General information
- Location: 1540 N. Larrabee Street Chicago, Illinois
- Coordinates: 41°54′37″N 87°38′36″W﻿ / ﻿41.9104°N 87.6434°W
- Owner: Chicago Transit Authority
- Line: North Side Main Line
- Platforms: 2 side platforms
- Tracks: 4 tracks (2 express)

Construction
- Structure type: Elevated

History
- Opened: June 6, 1900; 126 years ago
- Closed: August 1, 1949; 77 years ago

Former services
| Preceding station | Chicago "L" |  |  | Following station |
| Halsted toward Howard |  | North Side main line |  | Sedgwick toward Loop (Randolph/Wells) or North Water Terminal |

Location

= Larrabee station =

Larrabee, also known as Larrabee & Ogden, was a station on the Chicago Transit Authority's North Side Main Line, now part of the Brown Line.

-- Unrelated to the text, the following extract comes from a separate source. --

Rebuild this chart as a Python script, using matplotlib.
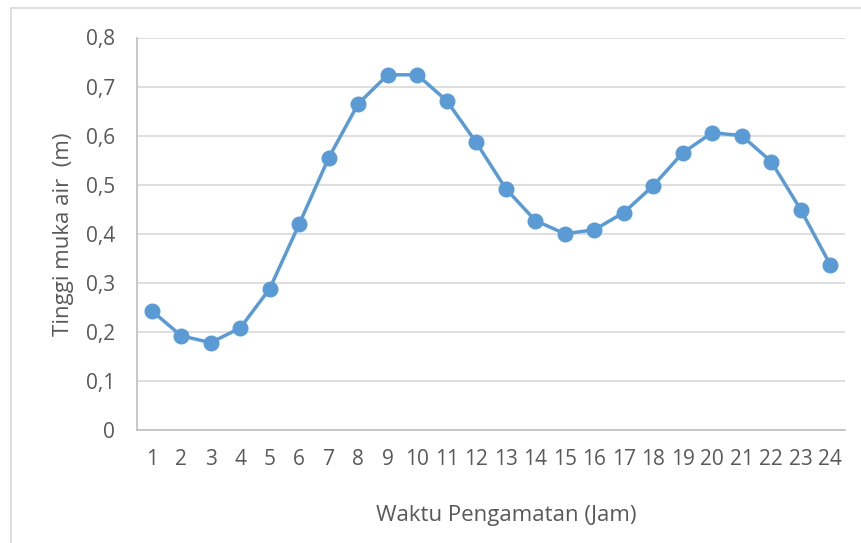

The station was located at 1540 N. Larrabee Street in the Near North Side neighborhood of Chicago. Larrabee was situated east of Halsted, which closed at the same time as Larrabee, and north of Sedgwick.

Larrabee opened on June 6, 1900, and closed on August 1, 1949, along with 22 other stations as part of a CTA service revision.